─── DATASET CONTENT
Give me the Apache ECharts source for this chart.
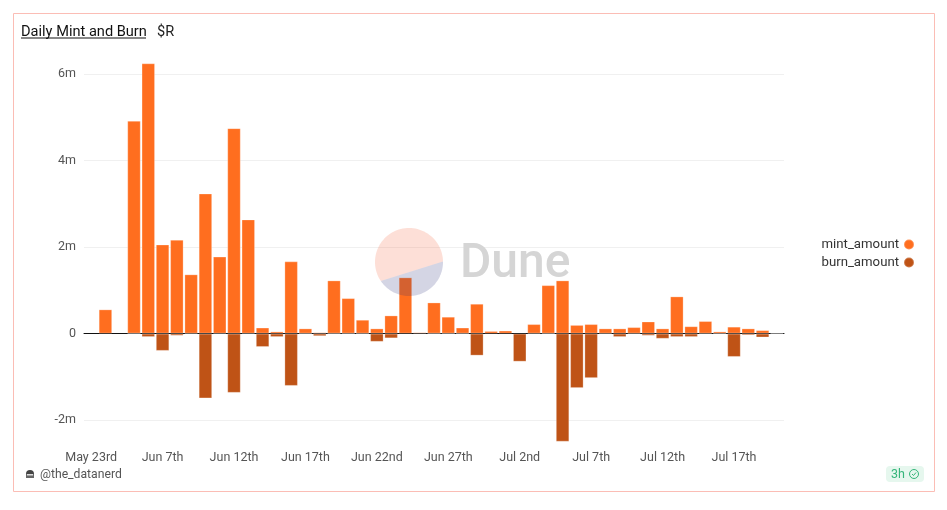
<!DOCTYPE html>
<html>
<head>
<meta charset="utf-8">
<title>Daily Mint and Burn</title>
<script src="https://cdn.jsdelivr.net/npm/echarts@6/dist/echarts.min.js"></script>
<style>
  html, body { margin: 0; padding: 0; background: #fff; }
  #chart { width: 947px; height: 510px; }
</style>
</head>
<body>
<div id="chart"></div>
<script>
var FONT = 'Roboto, "Noto Sans", sans-serif';

var days = [
  'May 23rd', 'May 30th', 'Jun 4th', 'Jun 5th', 'Jun 6th', 'Jun 7th', 'Jun 8th',
  'Jun 9th', 'Jun 10th', 'Jun 11th', 'Jun 12th', 'Jun 13th', 'Jun 14th', 'Jun 15th',
  'Jun 16th', 'Jun 17th', 'Jun 18th', 'Jun 19th', 'Jun 20th', 'Jun 21st', 'Jun 22nd',
  'Jun 23rd', 'Jun 24th', 'Jun 25th', 'Jun 26th', 'Jun 27th', 'Jun 28th', 'Jun 29th',
  'Jun 30th', 'Jul 1st', 'Jul 2nd', 'Jul 3rd', 'Jul 4th', 'Jul 5th', 'Jul 6th',
  'Jul 7th', 'Jul 8th', 'Jul 9th', 'Jul 10th', 'Jul 11th', 'Jul 12th', 'Jul 13th',
  'Jul 14th', 'Jul 15th', 'Jul 16th', 'Jul 17th', 'Jul 18th', 'Jul 19th', 'Jul 20th'
];

// both in millions, null = nothing that day
var mintAmount = [
  null, 0.56, null, 4.92, 6.25, 2.06, 2.17, 1.37, 3.24, 1.78, 4.75, 2.64, 0.14, 0.05,
  1.67, 0.12, 0.03, 1.23, 0.82, 0.32, 0.12, 0.42, 1.30, 0.03, 0.72, 0.39, 0.14,
  0.69, 0.06, 0.07, null, 0.22, 1.12, 1.23, 0.20, 0.22, 0.12, 0.12, 0.15, 0.28, 0.12,
  0.86, 0.17, 0.29, 0.05, 0.16, 0.12, 0.08, 0.02
];
var burnAmount = [
  null, null, null, -0.01, -0.08, -0.40, -0.05, -0.02, -1.50, -0.02, -1.37, -0.02, -0.31, -0.08,
  -1.21, -0.01, -0.06, -0.01, -0.01, -0.01, -0.19, -0.11, null, null, -0.01, -0.01, -0.01,
  -0.51, null, null, -0.65, -0.02, -0.01, -2.50, -1.26, -1.03, -0.02, -0.08, -0.02, -0.05, -0.12,
  -0.08, -0.08, -0.02, -0.01, -0.54, -0.04, -0.09, -0.02
];
var yTicks = [-2, 0, 2, 4, 6];

// points of a circle arc for the watermark logo, angles in degrees
function arcPoints(cx, cy, r, from, to) {
  var pts = [];
  for (var i = 0; i <= 60; i++) {
    var a = (from + (to - from) * i / 60) * Math.PI / 180;
    pts.push([cx + r * Math.cos(a), cy + r * Math.sin(a)]);
  }
  return pts;
}

var chart = echarts.init(document.getElementById('chart'));

var barEdge = { borderColor: 'rgba(255,255,255,0.25)', borderWidth: 1 };

var option = {
  animation: false,
  textStyle: { fontFamily: FONT },
  color: ['#FF6E1F', '#BF5316'],
  grid: { left: 84, right: 163, top: 63.3, height: 378.4 },
  legend: {
    orient: 'vertical',
    right: 27,
    top: 233,
    align: 'right',
    icon: 'circle',
    itemWidth: 10,
    itemHeight: 10,
    itemGap: 5,
    textStyle: { fontSize: 13.2, color: '#333', fontFamily: FONT },
    data: ['mint_amount', 'burn_amount']
  },
  xAxis: [{
    type: 'category',
    data: days,
    axisLine: { show: false, onZero: false },
    axisTick: { show: false },
    axisLabel: { interval: 4, margin: 10, fontSize: 12.5, color: '#555', hideOverlap: false }
  }, {
    // zero line only
    type: 'category',
    data: days,
    position: 'bottom',
    axisLine: { show: true, onZero: true, lineStyle: { color: '#111', width: 1 } },
    axisTick: { show: false },
    axisLabel: { show: false }
  }],
  yAxis: {
    type: 'value',
    min: -2.5,
    max: 6.25,
    axisLine: { show: false },
    axisTick: { show: false, customValues: yTicks },
    axisLabel: {
      margin: 8,
      fontSize: 12.5,
      color: '#555',
      customValues: yTicks,
      formatter: function (v) { return v === 0 ? '0' : v + 'm'; }
    },
    splitLine: { lineStyle: { color: '#f0f0f0', width: 1 } }
  },
  series: [{
    name: 'mint_amount',
    type: 'bar',
    stack: 'total',
    barWidth: 13.5,
    itemStyle: barEdge,
    data: mintAmount
  }, {
    name: 'burn_amount',
    type: 'bar',
    stack: 'total',
    barWidth: 13.5,
    itemStyle: barEdge,
    data: burnAmount
  }],
  graphic: [
    // card frame
    { type: 'rect', z: -1, shape: { x: 13.5, y: 13.5, width: 921, height: 478 },
      style: { fill: 'none', stroke: '#FBBDB5', lineWidth: 1 } },
    // title
    { type: 'text', x: 21, y: 25, style: { text: 'Daily Mint and Burn', font: '400 14.6px ' + FONT, fill: '#111' } },
    { type: 'rect', shape: { x: 21, y: 37.5, width: 125, height: 1 }, style: { fill: '#111' } },
    { type: 'text', x: 157, y: 25, style: { text: '$R', font: '14.6px ' + FONT, fill: '#222' } },
    // watermark
    { type: 'polygon', z: 50, silent: true,
      shape: { points: arcPoints(409, 262, 34, 146, 359) },
      style: { fill: 'rgba(244,96,54,0.2)' } },
    { type: 'polygon', z: 50, silent: true,
      shape: { points: arcPoints(409, 262, 34, 146, -1) },
      style: { fill: 'rgba(42,44,120,0.2)' } },
    { type: 'text', z: 50, silent: true, x: 460, y: 241,
      style: { text: 'Dune', font: '500 48px ' + FONT, fill: '#d5d5d5' } },
    // footer
    { type: 'sector', shape: { cx: 30, cy: 474, r: 4, startAngle: Math.PI, endAngle: 2 * Math.PI }, style: { fill: '#444' } },
    { type: 'rect', shape: { x: 26, y: 474, width: 8, height: 4 }, style: { fill: '#666' } },
    { type: 'rect', shape: { x: 27, y: 474, width: 6, height: 1.5 }, style: { fill: '#ddd' } },
    { type: 'text', x: 40, y: 469, style: { text: '@the_datanerd', font: '12.2px ' + FONT, fill: '#555' } },
    // freshness badge
    { type: 'rect', shape: { x: 886, y: 466, width: 38, height: 16, r: 4 }, style: { fill: '#E6F7EE' } },
    { type: 'text', x: 891, y: 468, style: { text: '3h', font: '12.5px ' + FONT, fill: '#35B57A' } },
    { type: 'circle', shape: { cx: 914, cy: 474, r: 4.5 }, style: { fill: 'none', stroke: '#35B57A', lineWidth: 1 } },
    { type: 'polyline', shape: { points: [[912, 474], [913.5, 475.5], [916, 472.5]] },
      style: { fill: 'none', stroke: '#35B57A', lineWidth: 1 } }
  ]
};

chart.setOption(option);
</script>
</body>
</html>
──────
• **INSTRUCTIONS TO FOLLOW**:
Without the pictures, write out all of the material exactly.

• **RESPONSE FOR THIS EXERCISE**:
Give me the Apache ECharts source for this chart.
<!DOCTYPE html>
<html>
<head>
<meta charset="utf-8">
<title>Daily Mint and Burn</title>
<script src="https://cdn.jsdelivr.net/npm/echarts@6/dist/echarts.min.js"></script>
<style>
  html, body { margin: 0; padding: 0; background: #fff; }
  #chart { width: 947px; height: 510px; }
</style>
</head>
<body>
<div id="chart"></div>
<script>
var FONT = 'Roboto, "Noto Sans", sans-serif';

var days = [
  'May 23rd', 'May 30th', 'Jun 4th', 'Jun 5th', 'Jun 6th', 'Jun 7th', 'Jun 8th',
  'Jun 9th', 'Jun 10th', 'Jun 11th', 'Jun 12th', 'Jun 13th', 'Jun 14th', 'Jun 15th',
  'Jun 16th', 'Jun 17th', 'Jun 18th', 'Jun 19th', 'Jun 20th', 'Jun 21st', 'Jun 22nd',
  'Jun 23rd', 'Jun 24th', 'Jun 25th', 'Jun 26th', 'Jun 27th', 'Jun 28th', 'Jun 29th',
  'Jun 30th', 'Jul 1st', 'Jul 2nd', 'Jul 3rd', 'Jul 4th', 'Jul 5th', 'Jul 6th',
  'Jul 7th', 'Jul 8th', 'Jul 9th', 'Jul 10th', 'Jul 11th', 'Jul 12th', 'Jul 13th',
  'Jul 14th', 'Jul 15th', 'Jul 16th', 'Jul 17th', 'Jul 18th', 'Jul 19th', 'Jul 20th'
];

// both in millions, null = nothing that day
var mintAmount = [
  null, 0.56, null, 4.92, 6.25, 2.06, 2.17, 1.37, 3.24, 1.78, 4.75, 2.64, 0.14, 0.05,
  1.67, 0.12, 0.03, 1.23, 0.82, 0.32, 0.12, 0.42, 1.30, 0.03, 0.72, 0.39, 0.14,
  0.69, 0.06, 0.07, null, 0.22, 1.12, 1.23, 0.20, 0.22, 0.12, 0.12, 0.15, 0.28, 0.12,
  0.86, 0.17, 0.29, 0.05, 0.16, 0.12, 0.08, 0.02
];
var burnAmount = [
  null, null, null, -0.01, -0.08, -0.40, -0.05, -0.02, -1.50, -0.02, -1.37, -0.02, -0.31, -0.08,
  -1.21, -0.01, -0.06, -0.01, -0.01, -0.01, -0.19, -0.11, null, null, -0.01, -0.01, -0.01,
  -0.51, null, null, -0.65, -0.02, -0.01, -2.50, -1.26, -1.03, -0.02, -0.08, -0.02, -0.05, -0.12,
  -0.08, -0.08, -0.02, -0.01, -0.54, -0.04, -0.09, -0.02
];
var yTicks = [-2, 0, 2, 4, 6];

// points of a circle arc for the watermark logo, angles in degrees
function arcPoints(cx, cy, r, from, to) {
  var pts = [];
  for (var i = 0; i <= 60; i++) {
    var a = (from + (to - from) * i / 60) * Math.PI / 180;
    pts.push([cx + r * Math.cos(a), cy + r * Math.sin(a)]);
  }
  return pts;
}

var chart = echarts.init(document.getElementById('chart'));

var barEdge = { borderColor: 'rgba(255,255,255,0.25)', borderWidth: 1 };

var option = {
  animation: false,
  textStyle: { fontFamily: FONT },
  color: ['#FF6E1F', '#BF5316'],
  grid: { left: 84, right: 163, top: 63.3, height: 378.4 },
  legend: {
    orient: 'vertical',
    right: 27,
    top: 233,
    align: 'right',
    icon: 'circle',
    itemWidth: 10,
    itemHeight: 10,
    itemGap: 5,
    textStyle: { fontSize: 13.2, color: '#333', fontFamily: FONT },
    data: ['mint_amount', 'burn_amount']
  },
  xAxis: [{
    type: 'category',
    data: days,
    axisLine: { show: false, onZero: false },
    axisTick: { show: false },
    axisLabel: { interval: 4, margin: 10, fontSize: 12.5, color: '#555', hideOverlap: false }
  }, {
    // zero line only
    type: 'category',
    data: days,
    position: 'bottom',
    axisLine: { show: true, onZero: true, lineStyle: { color: '#111', width: 1 } },
    axisTick: { show: false },
    axisLabel: { show: false }
  }],
  yAxis: {
    type: 'value',
    min: -2.5,
    max: 6.25,
    axisLine: { show: false },
    axisTick: { show: false, customValues: yTicks },
    axisLabel: {
      margin: 8,
      fontSize: 12.5,
      color: '#555',
      customValues: yTicks,
      formatter: function (v) { return v === 0 ? '0' : v + 'm'; }
    },
    splitLine: { lineStyle: { color: '#f0f0f0', width: 1 } }
  },
  series: [{
    name: 'mint_amount',
    type: 'bar',
    stack: 'total',
    barWidth: 13.5,
    itemStyle: barEdge,
    data: mintAmount
  }, {
    name: 'burn_amount',
    type: 'bar',
    stack: 'total',
    barWidth: 13.5,
    itemStyle: barEdge,
    data: burnAmount
  }],
  graphic: [
    // card frame
    { type: 'rect', z: -1, shape: { x: 13.5, y: 13.5, width: 921, height: 478 },
      style: { fill: 'none', stroke: '#FBBDB5', lineWidth: 1 } },
    // title
    { type: 'text', x: 21, y: 25, style: { text: 'Daily Mint and Burn', font: '400 14.6px ' + FONT, fill: '#111' } },
    { type: 'rect', shape: { x: 21, y: 37.5, width: 125, height: 1 }, style: { fill: '#111' } },
    { type: 'text', x: 157, y: 25, style: { text: '$R', font: '14.6px ' + FONT, fill: '#222' } },
    // watermark
    { type: 'polygon', z: 50, silent: true,
      shape: { points: arcPoints(409, 262, 34, 146, 359) },
      style: { fill: 'rgba(244,96,54,0.2)' } },
    { type: 'polygon', z: 50, silent: true,
      shape: { points: arcPoints(409, 262, 34, 146, -1) },
      style: { fill: 'rgba(42,44,120,0.2)' } },
    { type: 'text', z: 50, silent: true, x: 460, y: 241,
      style: { text: 'Dune', font: '500 48px ' + FONT, fill: '#d5d5d5' } },
    // footer
    { type: 'sector', shape: { cx: 30, cy: 474, r: 4, startAngle: Math.PI, endAngle: 2 * Math.PI }, style: { fill: '#444' } },
    { type: 'rect', shape: { x: 26, y: 474, width: 8, height: 4 }, style: { fill: '#666' } },
    { type: 'rect', shape: { x: 27, y: 474, width: 6, height: 1.5 }, style: { fill: '#ddd' } },
    { type: 'text', x: 40, y: 469, style: { text: '@the_datanerd', font: '12.2px ' + FONT, fill: '#555' } },
    // freshness badge
    { type: 'rect', shape: { x: 886, y: 466, width: 38, height: 16, r: 4 }, style: { fill: '#E6F7EE' } },
    { type: 'text', x: 891, y: 468, style: { text: '3h', font: '12.5px ' + FONT, fill: '#35B57A' } },
    { type: 'circle', shape: { cx: 914, cy: 474, r: 4.5 }, style: { fill: 'none', stroke: '#35B57A', lineWidth: 1 } },
    { type: 'polyline', shape: { points: [[912, 474], [913.5, 475.5], [916, 472.5]] },
      style: { fill: 'none', stroke: '#35B57A', lineWidth: 1 } }
  ]
};

chart.setOption(option);
</script>
</body>
</html>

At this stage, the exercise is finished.